● Problem to work on: Nothing beyond the line containing "import plotly.graph_objects as go" is to be printed; print exactly each line from the start of the records below through that line, leaving out pictures.

● Material for the task:

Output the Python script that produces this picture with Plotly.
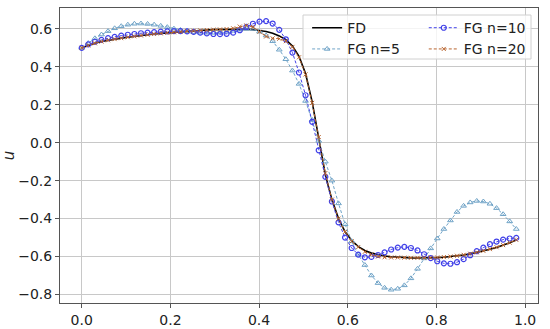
import plotly.graph_objects as go

x = [0.0, 0.0148, 0.0297, 0.0445, 0.0594, 0.0742, 0.0891, 0.1039, 0.1188, 0.1336,
     0.1485, 0.1633, 0.1782, 0.1930, 0.2079, 0.2227, 0.2376, 0.2524, 0.2673, 0.2821,
     0.2970, 0.3118, 0.3267, 0.3415, 0.3564, 0.3712, 0.3861, 0.4009, 0.4158, 0.4306,
     0.4455, 0.4603, 0.4752, 0.4900, 0.5048, 0.5197, 0.5345, 0.5494, 0.5642, 0.5791,
     0.5939, 0.6088, 0.6236, 0.6385, 0.6533, 0.6682, 0.6830, 0.6979, 0.7127, 0.7276,
     0.7424, 0.7573, 0.7721, 0.7870, 0.8018, 0.8167, 0.8315, 0.8464, 0.8612, 0.8761,
     0.8909, 0.9058, 0.9206, 0.9355, 0.9503, 0.9652, 0.9800]

fd = [0.500, 0.513, 0.524, 0.533, 0.540, 0.546, 0.551, 0.556, 0.561, 0.565,
      0.569, 0.573, 0.576, 0.579, 0.582, 0.585, 0.588, 0.590, 0.592, 0.594,
      0.596, 0.597, 0.598, 0.599, 0.599, 0.598, 0.596, 0.592, 0.586, 0.577,
      0.563, 0.543, 0.510, 0.455, 0.365, 0.215, 0.020, -0.170, -0.300, -0.400,
      -0.470, -0.515, -0.548, -0.568, -0.582, -0.591, -0.597, -0.601, -0.604, -0.606,
      -0.607, -0.608, -0.608, -0.607, -0.606, -0.604, -0.601, -0.597, -0.592, -0.586,
      -0.579, -0.571, -0.562, -0.552, -0.541, -0.528, -0.513]

fg5 = [0.500, 0.525, 0.550, 0.570, 0.588, 0.603, 0.614, 0.622, 0.627, 0.628,
       0.626, 0.622, 0.616, 0.609, 0.601, 0.594, 0.588, 0.583, 0.580, 0.579,
       0.579, 0.581, 0.585, 0.590, 0.596, 0.600, 0.600, 0.585, 0.565, 0.535,
       0.490, 0.440, 0.380, 0.310, 0.220, 0.120, 0.010, -0.100, -0.200, -0.320,
       -0.430, -0.520, -0.590, -0.645, -0.700, -0.740, -0.765, -0.775, -0.770, -0.752,
       -0.715, -0.665, -0.610, -0.557, -0.505, -0.455, -0.410, -0.365, -0.333, -0.315,
       -0.307, -0.310, -0.322, -0.345, -0.377, -0.415, -0.455]

fg10 = [0.500, 0.518, 0.532, 0.542, 0.551, 0.558, 0.564, 0.569, 0.573, 0.577,
        0.580, 0.583, 0.585, 0.587, 0.588, 0.588, 0.587, 0.584, 0.580, 0.576,
        0.573, 0.572, 0.574, 0.580, 0.593, 0.610, 0.627, 0.638, 0.641, 0.628,
        0.595, 0.545, 0.475, 0.370, 0.250, 0.110, -0.040, -0.180, -0.310, -0.420,
        -0.500, -0.555, -0.590, -0.604, -0.602, -0.592, -0.578, -0.563, -0.553, -0.549,
        -0.555, -0.568, -0.588, -0.608, -0.625, -0.636, -0.638, -0.630, -0.614, -0.593,
        -0.572, -0.553, -0.535, -0.521, -0.511, -0.505, -0.502]

fg20 = [0.500, 0.513, 0.524, 0.533, 0.540, 0.546, 0.551, 0.556, 0.561, 0.565,
        0.569, 0.573, 0.576, 0.579, 0.582, 0.585, 0.588, 0.590, 0.592, 0.594,
        0.596, 0.597, 0.599, 0.603, 0.612, 0.618, 0.610, 0.585, 0.560, 0.550,
        0.548, 0.535, 0.505, 0.450, 0.360, 0.210, 0.030, -0.160, -0.300, -0.400,
        -0.470, -0.520, -0.550, -0.575, -0.590, -0.600, -0.604, -0.605, -0.605, -0.606,
        -0.607, -0.607, -0.607, -0.606, -0.605, -0.603, -0.600, -0.596, -0.591, -0.585,
        -0.578, -0.570, -0.561, -0.551, -0.540, -0.527, -0.512]

FONT = "DejaVu Sans"
C5 = "#6fa3c7"
C10 = "#4040e8"
C20 = "#b8642e"
DASH = "3px,2px"

fig = go.Figure()
fig.add_trace(go.Scatter(x=x, y=fd, name="FD", mode="lines",
                         line=dict(color="black", width=1.6), legend="legend"))
fig.add_trace(go.Scatter(x=x, y=fg5, name="FG n=5", mode="lines+markers",
                         line=dict(color=C5, width=1, dash=DASH),
                         marker=dict(symbol="triangle-up-open", size=5,
                                     color=C5, line=dict(width=1, color=C5)),
                         legend="legend"))
fig.add_trace(go.Scatter(x=x, y=fg10, name="FG n=10", mode="lines+markers",
                         line=dict(color=C10, width=1, dash=DASH),
                         marker=dict(symbol="circle-open", size=5,
                                     color=C10, line=dict(width=1.2, color=C10)),
                         legend="legend2"))
fig.add_trace(go.Scatter(x=x, y=fg20, name="FG n=20", mode="lines+markers",
                         line=dict(color=C20, width=1, dash=DASH),
                         marker=dict(symbol="x-thin-open", size=4,
                                     color=C20, line=dict(width=1, color=C20)),
                         legend="legend2"))

axis_common = dict(showgrid=True, gridcolor="#c8c8c8", gridwidth=0.8,
                   showline=True, linecolor="#555555", linewidth=1, mirror=True,
                   ticks="outside", ticklen=4, tickcolor="#555555",
                   tickfont=dict(family=FONT, size=14, color="#222222"),
                   zeroline=False, dtick=0.2, tickformat=".1f", automargin=False)

fig.update_layout(
    width=550, height=329,
    margin=dict(l=60, r=12, t=8, b=26, autoexpand=False),
    paper_bgcolor="white", plot_bgcolor="white",
    font=dict(family=FONT, size=14, color="#222222"),
    xaxis=dict(range=[-0.049, 1.029], tick0=0, **axis_common),
    yaxis=dict(range=[-0.845, 0.71], tick0=0,
               title=dict(text="<i>u</i>", font=dict(family=FONT, size=15),
                          standoff=8),
               **axis_common),
    legend=dict(x=0.517, y=0.986, xanchor="left", yanchor="top",
                bgcolor="rgba(0,0,0,0)", borderwidth=0,
                font=dict(family=FONT, size=14), tracegroupgap=0,
                itemwidth=30),
    legend2=dict(x=0.761, y=0.986, xanchor="left", yanchor="top",
                 bgcolor="rgba(0,0,0,0)", borderwidth=0,
                 font=dict(family=FONT, size=14), tracegroupgap=0,
                 itemwidth=30),
    shapes=[dict(type="rect", xref="paper", yref="paper",
                 x0=(303 - 60) / 478, x1=(531 - 60) / 478,
                 y0=1 - (59 - 8) / 295, y1=1 - (15 - 8) / 295,
                 line=dict(color="#d0d0d0", width=1),
                 fillcolor="rgba(255,255,255,0.8)", layer="above")],
)

fig.write_html("out.html", config={"displayModeBar": False},
               post_script="document.body.style.margin='0';"
                           "document.body.style.overflow='hidden';")
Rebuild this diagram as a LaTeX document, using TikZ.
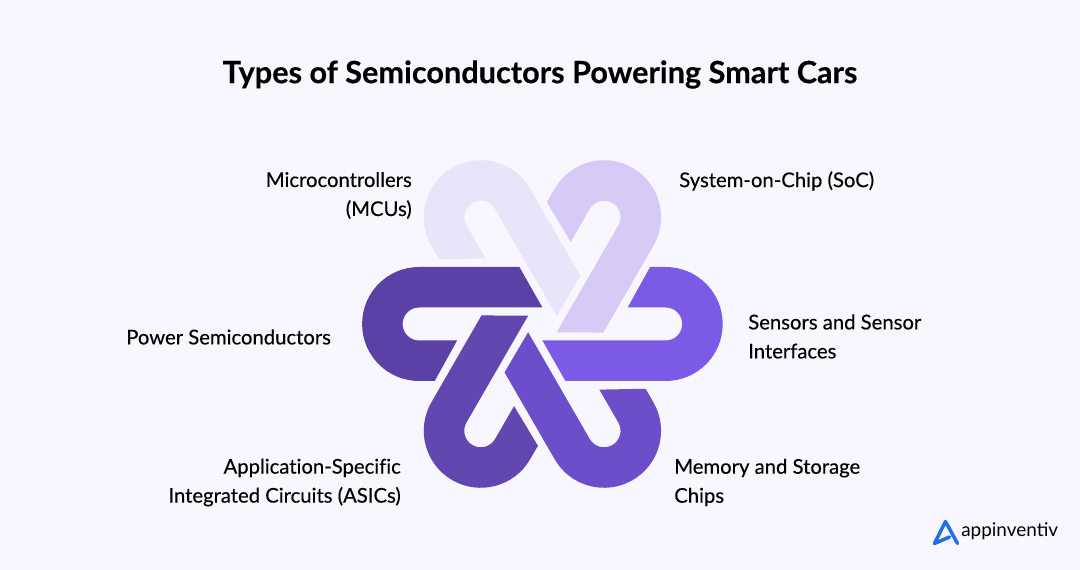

● Answer to this problem:
Output the Python script that produces this picture with Plotly.
import plotly.graph_objects as go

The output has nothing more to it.